Start Here
UW Research Computing Data Commons
Both Hyak Klone and Tillicum clusters have cluster-wide, shared dataset storage referred to as Data Commons.
On klone the path to Data Commons is /data/.
On tillicum the path to Data Commons is /gpfs/datasets/.
The purpose of the Data Commons is to provide a central location for datasets being used by multiple groups, to avoid hosting the same dataset multiple times in separate group directories.
Requirements
In order request dataset addition to Data Commons, the following criteria must be met:
-
The requester must create a new page of documentation (in this folder,
/docs/data-commons), and submit a pull request, describing the dataset:- A full description of the dataset, publication date, licenses, etc.
- Instructions for using the dataset, i.e. any required modules, the structure of the data, etc.
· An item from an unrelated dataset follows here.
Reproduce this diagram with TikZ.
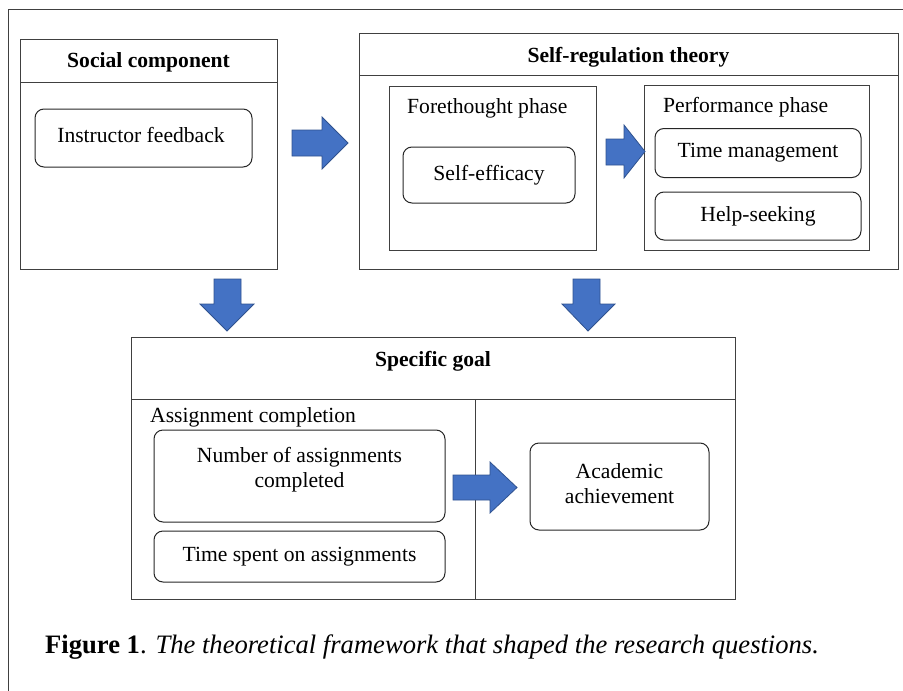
\documentclass[tikz,border=0pt]{standalone}
\usepackage{fontspec}
\setmainfont{Liberation Serif}
\begin{document}
\begin{tikzpicture}[x=1pt,y=-1pt,
  line/.style={draw=black!75,line width=1pt},
  sqbox/.style={line,rectangle,inner sep=0pt},
  rbox/.style={draw=black!85,line width=1pt,rectangle,rounded corners=9pt,inner sep=0pt,align=center,font=\fontsize{21.6}{25}\selectfont},
  txt/.style={inner sep=0pt,align=center,font=\fontsize{21.6}{25}\selectfont},
  title/.style={inner sep=0pt,font=\fontsize{21.6}{25}\selectfont\bfseries},
  lbl/.style={inner sep=0pt,anchor=west,font=\fontsize{21.6}{25}\selectfont},
  barrow/.style={fill=arrowblue,draw=arrowedge,line width=0.8pt,line join=miter}]
\definecolor{arrowblue}{HTML}{4472C4}
\definecolor{arrowedge}{HTML}{2F528F}
\useasboundingbox (0,0) rectangle (903,691);
% outer frame (open to right and bottom)
\draw[line] (8,691) -- (8,9) -- (903,9);

% Social component
\node[sqbox,minimum width=257,minimum height=230] (social) at (148.5,154) {};
\draw[line] (20,82) -- (277,82);
\node[title] (socialt) at (148.5,62) {Social component};
\node[rbox,minimum width=217,minimum height=58] (instr) at (143.5,138) {};
\node[txt] (instrt) at (141,134.5) {Instructor feedback};

% Self-regulation theory
\node[sqbox,minimum width=539,minimum height=236] (srt) at (628.5,151) {};
\draw[line] (359,75) -- (898,75);
\node[title] (srtt) at (628.5,57) {Self-regulation theory};
\node[sqbox,minimum width=207,minimum height=164] (fore) at (492.5,168) {};
\node[lbl] (forel) at (407,108) {Forethought phase};
\node[rbox,minimum width=172,minimum height=56] (se) at (489,175) {Self-efficacy};
\node[sqbox,minimum width=225,minimum height=165] (perf) at (756.5,167.5) {};
\node[lbl] (perfl) at (663,107) {Performance phase};
\node[rbox,minimum width=206,minimum height=49] (tm) at (758,153) {Time management};
\node[rbox,minimum width=206,minimum height=48] (hs) at (758,216) {Help-seeking};

% Specific goal
\node[sqbox,minimum width=604,minimum height=262] (goal) at (433,468) {};
\draw[line] (131,399) -- (735,399);
\draw[line] (475,399) -- (475,599);
\node[title] (goalt) at (433,361) {Specific goal};
\node[lbl] (acl) at (150,417) {Assignment completion};
\node[rbox,minimum width=291,minimum height=92] (num) at (299.5,476) {};
\node[txt] (numt) at (299.5,470) {Number of assignments\\completed};
\node[rbox,minimum width=291,minimum height=51] (tsa) at (299.5,556.5) {Time spent on assignments};
\node[rbox,minimum width=179,minimum height=87] (aa) at (619.5,486.5) {};
\node[txt] (aat) at (619.5,484) {Academic\\achievement};

% block arrows
\draw[barrow] (292,130) -- (322,130) -- (322,117) -- (348,143) -- (322,169) -- (322,156) -- (292,156) -- cycle;
\draw[barrow] (606,139) -- (624,139) -- (624,125) -- (645,151.5) -- (624,178) -- (624,165) -- (606,165) -- cycle;
\draw[barrow] (453,475) -- (490,475) -- (490,462) -- (517,487.5) -- (490,513) -- (490,500) -- (453,500) -- cycle;
\draw[barrow] (214,279) -- (241,279) -- (241,304) -- (254,304) -- (227,331) -- (200,304) -- (214,304) -- cycle;
\draw[barrow] (573,279) -- (600,279) -- (600,304) -- (615,304) -- (588,331) -- (562,304) -- (573,304) -- cycle;

% caption
\node[inner sep=0pt,anchor=base west,font=\fontsize{26.6}{30}\selectfont] (cap) at (45,653)
  {\textbf{Figure 1}. \textit{The theoretical framework that shaped the research questions.}};
\end{tikzpicture}
\end{document}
- Contact information for dataset maintainers (typically, the group/user submitting the request) and the intended audience or discipline of the data.
-
The requester must name a minimum of 3 separate groups/labs & 3 specific users who will be using the data.
-
The requester emails help@uw.edu with:
- A link to the documentation PR.
- The following people CC'd: the lab/group owners & all initial users. This will be at least 6 people.
-
Every person included in the request (again, at least 6), must individually attest that the dataset has been vetted: that, to the best of their knowledge, the dataset contains no material where its download/storage/use violates any State or Federal law and/or the rules/policies of UW, including intellectual property laws.
The GitHub repository for this documentation site, with instructions for cloning & local development, is here: https://github.com/UWrc/UWrc.github.io.
We have a few additional resources on documentation formatting here: https://hyak.uw.edu/docs/contribute/markdown-guide
Additional considerations for datasets
Datasets in the Data Commons don't contribute to purchased storage quotas, but they still need to be optimized for size & inode usage. This will be handled on a case-by-case basis, since dataset composition is so varied. For instance, if the submitted dataset is comprised of 200,000,000 small files, we will expect this to be combined somehow—i.e. with HDF5 or SquashFS—to keep inode usage down.